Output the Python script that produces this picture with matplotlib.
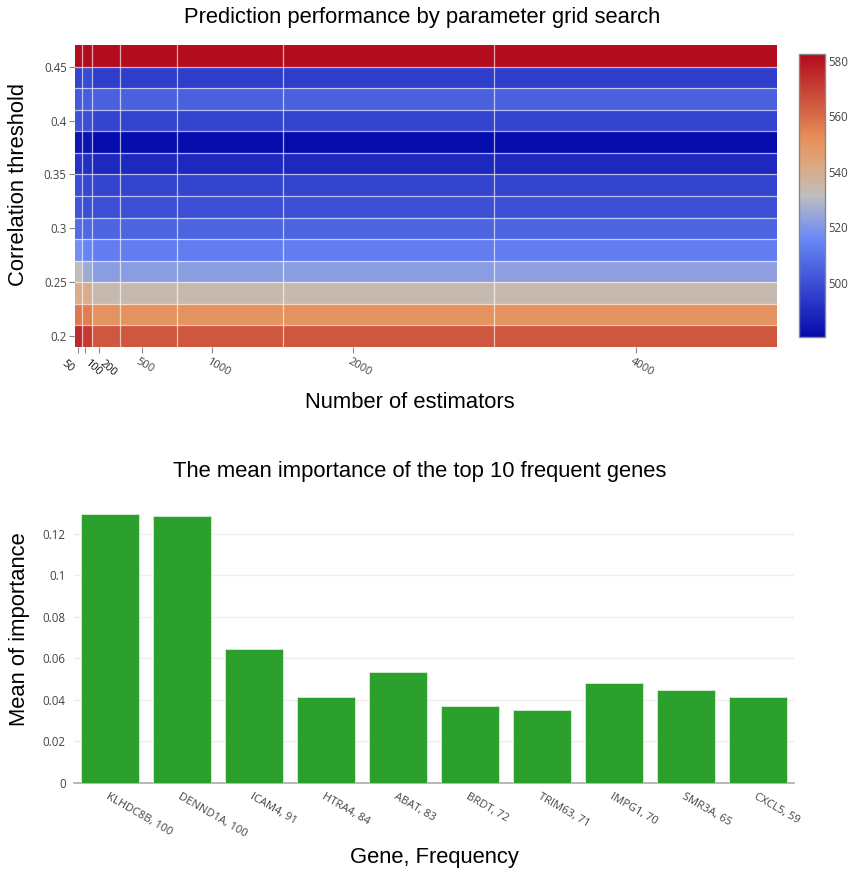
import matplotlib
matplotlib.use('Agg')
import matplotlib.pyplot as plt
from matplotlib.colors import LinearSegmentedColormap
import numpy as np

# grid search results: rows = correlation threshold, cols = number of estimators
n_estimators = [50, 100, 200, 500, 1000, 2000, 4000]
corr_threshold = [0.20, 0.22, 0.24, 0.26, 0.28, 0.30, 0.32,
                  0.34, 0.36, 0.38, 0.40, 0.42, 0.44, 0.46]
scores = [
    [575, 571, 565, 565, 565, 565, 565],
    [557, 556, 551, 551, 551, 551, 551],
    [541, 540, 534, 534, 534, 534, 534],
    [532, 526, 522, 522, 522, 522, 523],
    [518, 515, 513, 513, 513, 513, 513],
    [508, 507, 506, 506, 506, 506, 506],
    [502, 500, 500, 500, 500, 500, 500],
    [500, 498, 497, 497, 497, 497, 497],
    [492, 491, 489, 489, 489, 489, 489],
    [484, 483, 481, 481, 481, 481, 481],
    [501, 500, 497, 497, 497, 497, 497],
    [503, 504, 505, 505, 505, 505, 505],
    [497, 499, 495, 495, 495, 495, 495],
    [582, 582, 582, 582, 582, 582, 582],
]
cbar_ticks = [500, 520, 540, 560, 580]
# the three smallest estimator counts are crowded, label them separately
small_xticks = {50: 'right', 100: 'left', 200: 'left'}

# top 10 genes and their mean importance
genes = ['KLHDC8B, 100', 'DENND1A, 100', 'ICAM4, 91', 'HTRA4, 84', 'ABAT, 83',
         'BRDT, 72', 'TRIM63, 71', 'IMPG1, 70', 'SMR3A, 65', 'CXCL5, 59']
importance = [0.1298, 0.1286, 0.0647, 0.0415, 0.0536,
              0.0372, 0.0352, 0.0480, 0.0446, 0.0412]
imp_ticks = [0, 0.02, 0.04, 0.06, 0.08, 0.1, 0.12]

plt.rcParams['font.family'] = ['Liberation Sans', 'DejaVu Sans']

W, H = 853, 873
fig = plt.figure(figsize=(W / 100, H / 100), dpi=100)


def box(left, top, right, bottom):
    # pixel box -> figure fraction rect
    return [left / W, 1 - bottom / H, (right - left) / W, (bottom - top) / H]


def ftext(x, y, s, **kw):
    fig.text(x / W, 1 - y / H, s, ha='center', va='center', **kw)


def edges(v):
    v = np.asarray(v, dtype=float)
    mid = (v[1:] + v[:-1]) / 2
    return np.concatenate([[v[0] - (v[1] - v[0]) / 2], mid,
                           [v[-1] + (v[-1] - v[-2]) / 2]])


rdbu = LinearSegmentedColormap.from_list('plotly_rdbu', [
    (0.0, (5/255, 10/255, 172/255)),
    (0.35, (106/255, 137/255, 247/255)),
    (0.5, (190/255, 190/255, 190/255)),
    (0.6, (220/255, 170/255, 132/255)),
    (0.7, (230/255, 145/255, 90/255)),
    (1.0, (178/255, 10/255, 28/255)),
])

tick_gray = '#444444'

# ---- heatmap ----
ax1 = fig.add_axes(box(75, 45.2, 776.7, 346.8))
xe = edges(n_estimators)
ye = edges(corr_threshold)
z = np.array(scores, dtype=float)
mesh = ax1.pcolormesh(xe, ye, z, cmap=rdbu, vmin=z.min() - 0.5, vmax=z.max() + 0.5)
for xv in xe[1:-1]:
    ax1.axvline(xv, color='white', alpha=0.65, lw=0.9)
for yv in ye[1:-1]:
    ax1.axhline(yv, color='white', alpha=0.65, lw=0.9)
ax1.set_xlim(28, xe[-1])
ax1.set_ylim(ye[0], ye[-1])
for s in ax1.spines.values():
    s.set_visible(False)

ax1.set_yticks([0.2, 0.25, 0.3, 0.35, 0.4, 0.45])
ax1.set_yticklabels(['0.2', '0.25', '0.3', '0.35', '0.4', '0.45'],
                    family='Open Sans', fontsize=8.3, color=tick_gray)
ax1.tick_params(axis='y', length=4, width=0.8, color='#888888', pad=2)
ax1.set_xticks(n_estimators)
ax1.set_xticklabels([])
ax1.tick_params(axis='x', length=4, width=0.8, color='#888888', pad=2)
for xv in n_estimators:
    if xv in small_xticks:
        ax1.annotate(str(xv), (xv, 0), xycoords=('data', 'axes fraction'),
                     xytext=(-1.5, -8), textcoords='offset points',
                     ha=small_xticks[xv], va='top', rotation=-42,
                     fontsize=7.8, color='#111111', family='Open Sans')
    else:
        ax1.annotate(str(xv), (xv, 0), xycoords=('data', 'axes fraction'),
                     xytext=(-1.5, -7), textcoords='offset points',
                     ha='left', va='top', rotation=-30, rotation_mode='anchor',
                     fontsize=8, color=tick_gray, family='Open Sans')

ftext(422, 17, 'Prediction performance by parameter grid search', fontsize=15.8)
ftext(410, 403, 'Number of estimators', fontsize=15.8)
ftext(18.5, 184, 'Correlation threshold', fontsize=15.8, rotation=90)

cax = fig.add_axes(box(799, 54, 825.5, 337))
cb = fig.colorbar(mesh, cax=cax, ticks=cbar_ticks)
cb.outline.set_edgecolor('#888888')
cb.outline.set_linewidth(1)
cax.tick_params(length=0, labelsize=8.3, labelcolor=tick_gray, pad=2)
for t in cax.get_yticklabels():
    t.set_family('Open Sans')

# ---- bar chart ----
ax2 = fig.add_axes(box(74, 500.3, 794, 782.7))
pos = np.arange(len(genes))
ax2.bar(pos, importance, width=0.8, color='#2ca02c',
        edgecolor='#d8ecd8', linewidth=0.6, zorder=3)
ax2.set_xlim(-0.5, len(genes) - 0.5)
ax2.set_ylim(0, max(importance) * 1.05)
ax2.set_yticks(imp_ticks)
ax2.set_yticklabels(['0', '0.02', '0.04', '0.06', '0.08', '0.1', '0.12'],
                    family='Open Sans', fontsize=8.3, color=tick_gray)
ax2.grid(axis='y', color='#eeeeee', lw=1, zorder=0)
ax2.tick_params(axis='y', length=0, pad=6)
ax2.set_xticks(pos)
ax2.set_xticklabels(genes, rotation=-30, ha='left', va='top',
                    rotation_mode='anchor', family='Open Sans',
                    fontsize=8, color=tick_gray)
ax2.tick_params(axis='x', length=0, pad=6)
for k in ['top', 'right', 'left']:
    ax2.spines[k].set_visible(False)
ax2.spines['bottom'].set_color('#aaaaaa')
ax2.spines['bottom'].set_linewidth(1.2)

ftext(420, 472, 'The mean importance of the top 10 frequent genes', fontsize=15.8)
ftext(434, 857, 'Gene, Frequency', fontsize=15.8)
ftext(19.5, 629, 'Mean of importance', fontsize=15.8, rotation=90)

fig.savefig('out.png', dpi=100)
===============
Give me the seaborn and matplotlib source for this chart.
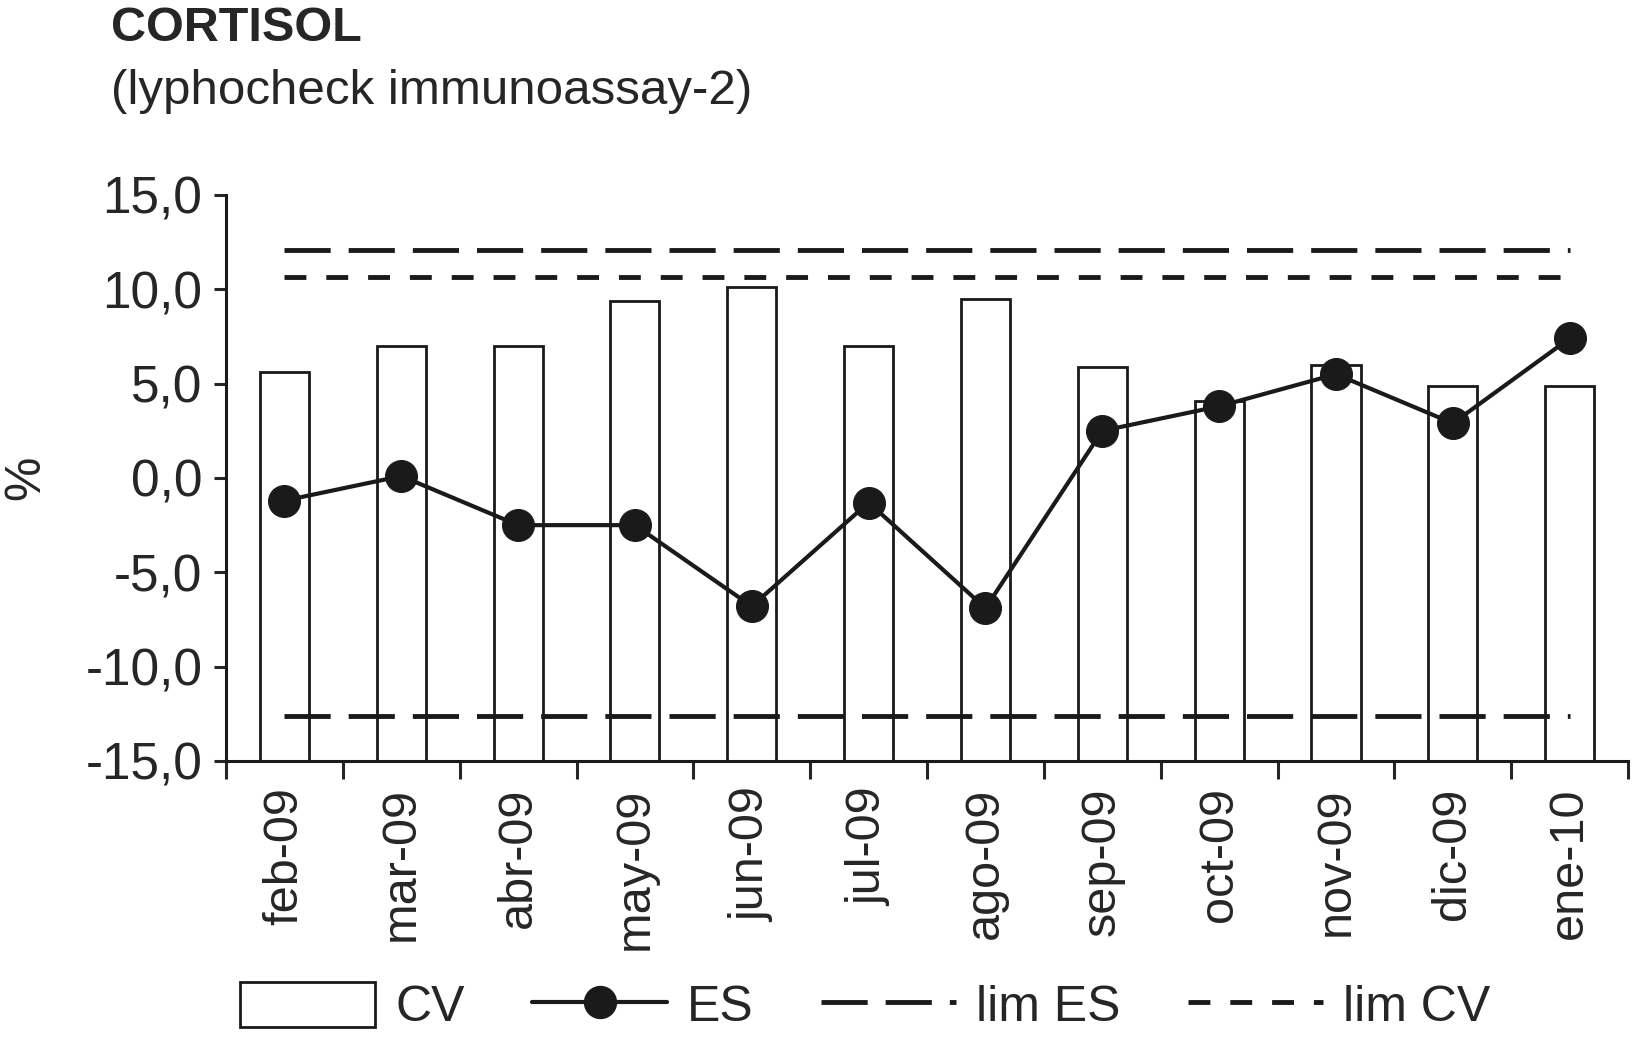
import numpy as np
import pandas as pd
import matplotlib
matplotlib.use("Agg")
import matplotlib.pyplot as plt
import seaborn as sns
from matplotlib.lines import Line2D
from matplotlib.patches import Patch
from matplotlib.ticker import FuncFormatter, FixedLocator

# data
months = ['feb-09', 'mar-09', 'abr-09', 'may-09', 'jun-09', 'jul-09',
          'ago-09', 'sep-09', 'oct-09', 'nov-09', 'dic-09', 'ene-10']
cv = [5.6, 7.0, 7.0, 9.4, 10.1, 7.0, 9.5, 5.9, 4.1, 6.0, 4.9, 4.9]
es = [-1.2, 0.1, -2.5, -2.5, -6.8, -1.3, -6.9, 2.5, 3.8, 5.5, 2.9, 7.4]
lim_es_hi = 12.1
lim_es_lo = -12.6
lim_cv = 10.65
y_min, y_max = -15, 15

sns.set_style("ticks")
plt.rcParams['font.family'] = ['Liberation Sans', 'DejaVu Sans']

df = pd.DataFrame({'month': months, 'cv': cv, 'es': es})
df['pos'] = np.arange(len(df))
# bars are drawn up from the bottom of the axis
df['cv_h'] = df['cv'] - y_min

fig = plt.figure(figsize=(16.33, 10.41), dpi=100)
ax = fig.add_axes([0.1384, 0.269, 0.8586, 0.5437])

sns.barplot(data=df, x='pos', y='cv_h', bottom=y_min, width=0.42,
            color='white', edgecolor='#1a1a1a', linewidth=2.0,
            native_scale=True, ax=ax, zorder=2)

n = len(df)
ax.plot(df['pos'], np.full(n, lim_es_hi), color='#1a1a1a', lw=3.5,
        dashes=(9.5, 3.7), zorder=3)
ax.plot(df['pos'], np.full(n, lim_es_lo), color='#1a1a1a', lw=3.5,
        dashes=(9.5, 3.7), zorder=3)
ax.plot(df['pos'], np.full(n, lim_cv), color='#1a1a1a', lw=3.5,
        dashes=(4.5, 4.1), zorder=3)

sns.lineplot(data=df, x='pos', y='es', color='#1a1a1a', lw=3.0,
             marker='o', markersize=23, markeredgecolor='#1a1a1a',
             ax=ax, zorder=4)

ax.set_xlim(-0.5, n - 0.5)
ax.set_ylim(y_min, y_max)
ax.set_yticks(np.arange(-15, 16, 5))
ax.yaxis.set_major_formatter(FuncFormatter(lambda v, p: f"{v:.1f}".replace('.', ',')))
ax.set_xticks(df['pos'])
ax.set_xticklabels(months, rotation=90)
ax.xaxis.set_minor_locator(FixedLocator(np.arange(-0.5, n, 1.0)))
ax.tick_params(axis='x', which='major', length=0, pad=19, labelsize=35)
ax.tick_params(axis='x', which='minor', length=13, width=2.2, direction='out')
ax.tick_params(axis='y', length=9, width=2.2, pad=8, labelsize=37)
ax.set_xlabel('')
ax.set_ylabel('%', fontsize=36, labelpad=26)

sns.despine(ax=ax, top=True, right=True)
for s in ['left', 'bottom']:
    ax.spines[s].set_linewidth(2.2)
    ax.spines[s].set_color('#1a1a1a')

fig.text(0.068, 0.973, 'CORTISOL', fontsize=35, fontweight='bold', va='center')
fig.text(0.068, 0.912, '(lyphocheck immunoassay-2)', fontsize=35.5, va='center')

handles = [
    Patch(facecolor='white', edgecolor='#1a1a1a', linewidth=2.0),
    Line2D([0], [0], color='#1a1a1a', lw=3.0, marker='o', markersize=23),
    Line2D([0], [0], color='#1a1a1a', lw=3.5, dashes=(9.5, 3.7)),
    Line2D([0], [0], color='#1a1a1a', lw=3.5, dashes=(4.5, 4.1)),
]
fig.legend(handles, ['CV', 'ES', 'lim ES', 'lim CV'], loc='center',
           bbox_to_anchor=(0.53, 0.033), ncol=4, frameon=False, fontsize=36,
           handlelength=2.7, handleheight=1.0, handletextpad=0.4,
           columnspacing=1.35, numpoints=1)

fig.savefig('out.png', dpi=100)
===============
Brief: Identify each line containing the string "chart" and copy it out.

The solution:
# ---- bar chart ----
Give me the seaborn and matplotlib source for this chart.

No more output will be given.